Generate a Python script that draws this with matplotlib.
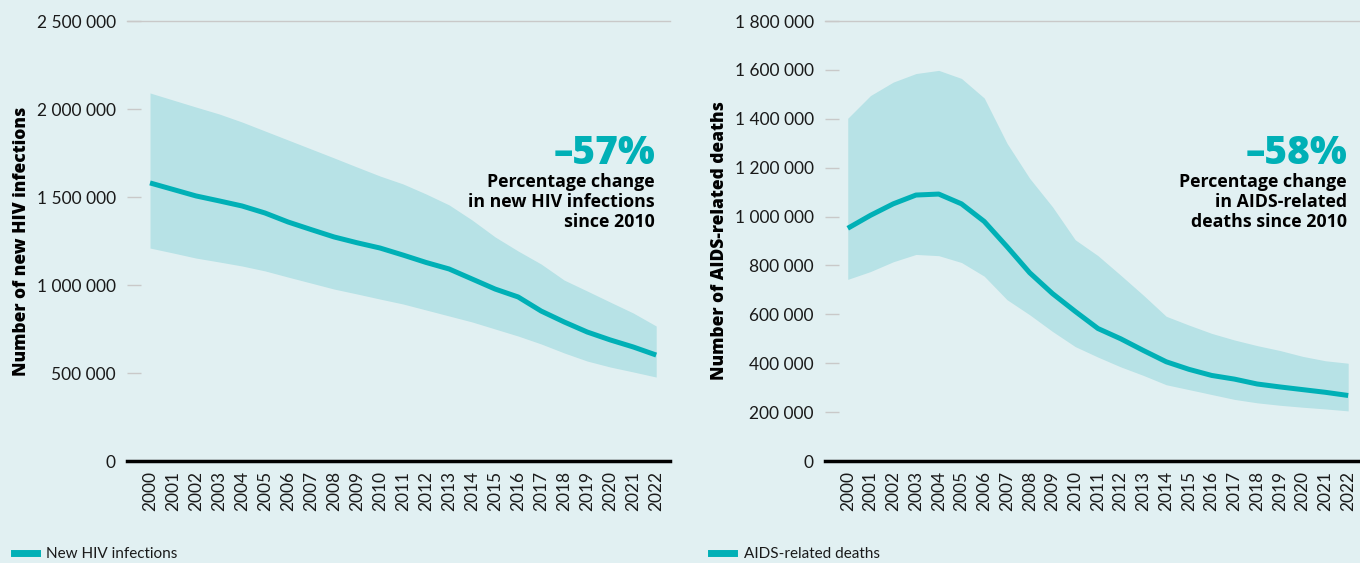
import matplotlib
matplotlib.use("Agg")
import matplotlib.pyplot as plt
from matplotlib.lines import Line2D
from matplotlib.ticker import FuncFormatter

# years shared by both panels
years = list(range(2000, 2023))

# new HIV infections: estimate with lower/upper bounds
infections = [1580000, 1543000, 1506000, 1478000, 1449000, 1409000, 1358000, 1315000,
              1273000, 1240000, 1210000, 1170000, 1128000, 1091000, 1034000, 977000,
              932000, 852000, 790000, 733000, 688000, 648000, 602000]
infections_low = [1210000, 1182000, 1153000, 1131000, 1108000, 1080000, 1045000, 1011000,
                  977000, 949000, 920000, 892000, 858000, 824000, 790000, 750000,
                  710000, 665000, 614000, 568000, 534000, 506000, 477000]
infections_high = [2091000, 2051000, 2011000, 1972000, 1926000, 1875000, 1824000, 1773000,
                   1722000, 1670000, 1619000, 1574000, 1517000, 1455000, 1369000, 1273000,
                   1193000, 1119000, 1028000, 966000, 903000, 841000, 767000]

# AIDS-related deaths: estimate with lower/upper bounds
deaths = [952000, 1005000, 1052000, 1088000, 1092000, 1052000, 980000, 877000,
          770000, 685000, 612000, 542000, 500000, 452000, 406000, 375000,
          350000, 335000, 315000, 303000, 292000, 281000, 268000]
deaths_low = [743000, 775000, 815000, 845000, 840000, 812000, 756000, 660000,
              598000, 530000, 468000, 425000, 385000, 350000, 312000, 292000,
              272000, 252000, 238000, 228000, 220000, 213000, 205000]
deaths_high = [1402000, 1495000, 1550000, 1585000, 1598000, 1565000, 1485000, 1300000,
               1156000, 1040000, 905000, 840000, 760000, 678000, 592000, 556000,
               522000, 495000, 472000, 452000, 428000, 410000, 400000]

BG = "#e1f0f2"
BAND = "#b7e2e6"
TEAL = "#00b0b6"

plt.rcParams["font.family"] = ["Lato", "DejaVu Sans"]
BOLD = ["Open Sans", "DejaVu Sans"]


def space_thousands(v, pos):
    return f"{int(v):,}".replace(",", " ")


def draw_panel(ax, mid, low, high, ymax, yticks, ylabel, pct, note):
    ax.set_facecolor(BG)
    ax.fill_between(years, low, high, color=BAND, linewidth=0)
    ax.plot(years, mid, color=TEAL, linewidth=3.6, solid_capstyle="butt")

    ax.set_xlim(1999, 2022.6)
    ax.set_ylim(0, ymax)
    ax.set_xticks(years)
    ax.set_xticklabels([str(y) for y in years], rotation=90)
    ax.set_yticks(yticks)
    ax.yaxis.set_major_formatter(FuncFormatter(space_thousands))

    ax.tick_params(axis="x", length=0, pad=7, labelsize=12.5, labelcolor="#1a1a1a")
    ax.tick_params(axis="y", direction="in", length=10, width=1, color="#c9c9c9",
                   pad=8, labelsize=12.5, labelcolor="#1a1a1a")

    for side in ("left", "right"):
        ax.spines[side].set_visible(False)
    ax.spines["top"].set_color("#c9c9c9")
    ax.spines["top"].set_linewidth(1)
    ax.spines["bottom"].set_color("black")
    ax.spines["bottom"].set_linewidth(2.5)

    ax.set_ylabel(ylabel, fontsize=12.5, fontweight="heavy", family=BOLD,
                  labelpad=5)

    ax.text(2021.95, ymax * 0.70, pct, ha="right", va="center", fontsize=28,
            fontweight="heavy", family=BOLD, color=TEAL)
    ax.text(2021.95, ymax * 0.588, note, ha="right", va="center", fontsize=12.8,
            fontweight="bold", family=BOLD, color="black", linespacing=1.15)


fig = plt.figure(figsize=(13.6, 5.63), dpi=100)
fig.patch.set_facecolor(BG)

ax1 = fig.add_axes([127 / 1360, 102 / 563, 543 / 1360, 440 / 563])
ax2 = fig.add_axes([825 / 1360, 102 / 563, 535 / 1360, 440 / 563])

draw_panel(ax1, infections, infections_low, infections_high, 2500000,
           [0, 500000, 1000000, 1500000, 2000000, 2500000],
           "Number of new HIV infections", "\u201357%",
           "Percentage change\nin new HIV infections\nsince 2010")
draw_panel(ax2, deaths, deaths_low, deaths_high, 1800000,
           list(range(0, 1800001, 200000)),
           "Number of AIDS-related deaths", "\u201358%",
           "Percentage change\nin AIDS-related\ndeaths since 2010")
ax2.set_xlim(1999, 2022.52)

# legends under each panel
for x0, label in ((0.0, "New HIV infections"), (0.513, "AIDS-related deaths")):
    handle = Line2D([], [], color=TEAL, linewidth=5)
    fig.legend([handle], [label], loc="lower left", bbox_to_anchor=(x0, -0.021),
               frameon=False, fontsize=11, handlelength=1.5, handletextpad=0.6,
               labelcolor="#1a1a1a")

fig.savefig("out.png", dpi=100, facecolor=BG)
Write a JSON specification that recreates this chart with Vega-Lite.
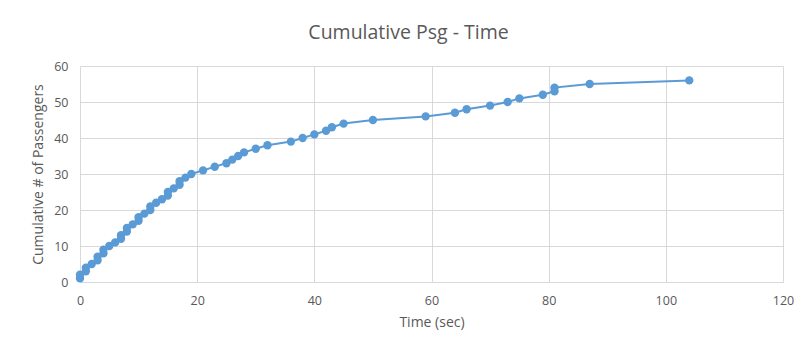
{
  "$schema": "https://vega.github.io/schema/vega-lite/v6.json",
  "width": 703,
  "height": 216,
  "autosize": {"type": "none"},
  "padding": {"left": 80, "top": 66, "right": 20, "bottom": 68},
  "background": "white",
  "title": {
    "text": "Cumulative Psg - Time",
    "font": "Open Sans",
    "fontSize": 19.5,
    "fontWeight": "normal",
    "color": "#595959",
    "anchor": "middle",
    "dx": -23,
    "offset": 17
  },
  "config": {
    "view": {"stroke": null},
    "font": "Open Sans",
    "axis": {
      "gridColor": "#D9D9D9",
      "gridWidth": 1,
      "ticks": false,
      "labelFlush": false,
      "labelColor": "#595959",
      "labelFont": "Open Sans",
      "labelFontSize": 12.5,
      "titleColor": "#595959",
      "titleFont": "Open Sans",
      "titleFontSize": 14,
      "titleFontWeight": "normal"
    }
  },
  "data": {
    "values": [
      {"t": 0, "n": 1}, {"t": 0, "n": 2}, {"t": 1, "n": 3}, {"t": 1, "n": 4},
      {"t": 2, "n": 5}, {"t": 3, "n": 6}, {"t": 3, "n": 7}, {"t": 4, "n": 8},
      {"t": 4, "n": 9}, {"t": 5, "n": 10}, {"t": 6, "n": 11}, {"t": 7, "n": 12},
      {"t": 7, "n": 13}, {"t": 8, "n": 14}, {"t": 8, "n": 15}, {"t": 9, "n": 16},
      {"t": 10, "n": 17}, {"t": 10, "n": 18}, {"t": 11, "n": 19}, {"t": 12, "n": 20},
      {"t": 12, "n": 21}, {"t": 13, "n": 22}, {"t": 14, "n": 23}, {"t": 15, "n": 24},
      {"t": 15, "n": 25}, {"t": 16, "n": 26}, {"t": 17, "n": 27}, {"t": 17, "n": 28},
      {"t": 18, "n": 29}, {"t": 19, "n": 30}, {"t": 21, "n": 31}, {"t": 23, "n": 32},
      {"t": 25, "n": 33}, {"t": 26, "n": 34}, {"t": 27, "n": 35}, {"t": 28, "n": 36},
      {"t": 30, "n": 37}, {"t": 32, "n": 38}, {"t": 36, "n": 39}, {"t": 38, "n": 40},
      {"t": 40, "n": 41}, {"t": 42, "n": 42}, {"t": 43, "n": 43}, {"t": 45, "n": 44},
      {"t": 50, "n": 45}, {"t": 59, "n": 46}, {"t": 64, "n": 47}, {"t": 66, "n": 48},
      {"t": 70, "n": 49}, {"t": 73, "n": 50}, {"t": 75, "n": 51}, {"t": 79, "n": 52},
      {"t": 81, "n": 53}, {"t": 81, "n": 54}, {"t": 87, "n": 55}, {"t": 104, "n": 56}
    ]
  },
  "mark": {
    "type": "line",
    "color": "#5B9BD5",
    "strokeWidth": 2,
    "point": {"filled": true, "size": 70, "color": "#5B9BD5", "opacity": 1}
  },
  "encoding": {
    "x": {
      "field": "t",
      "type": "quantitative",
      "title": "Time (sec)",
      "scale": {"domain": [0, 120], "nice": false},
      "axis": {
        "values": [0, 20, 40, 60, 80, 100, 120],
        "domainColor": "#D9D9D9",
        "labelPadding": 12,
        "titlePadding": 9
      }
    },
    "y": {
      "field": "n",
      "type": "quantitative",
      "title": "Cumulative # of Passengers",
      "scale": {"domain": [0, 60], "nice": false},
      "axis": {
        "values": [0, 10, 20, 30, 40, 50, 60],
        "domain": false,
        "labelPadding": 12,
        "titlePadding": 8
      }
    },
    "order": {"field": "n", "type": "quantitative"}
  }
}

[Exercise description]: Repeat the lines exactly as they stand, from the opening line of the data through the line with "years = list(range(2000, 2023))". Pictures stay out of the copy.

[The reply]:
Generate a Python script that draws this with matplotlib.
import matplotlib
matplotlib.use("Agg")
import matplotlib.pyplot as plt
from matplotlib.lines import Line2D
from matplotlib.ticker import FuncFormatter

# years shared by both panels
years = list(range(2000, 2023))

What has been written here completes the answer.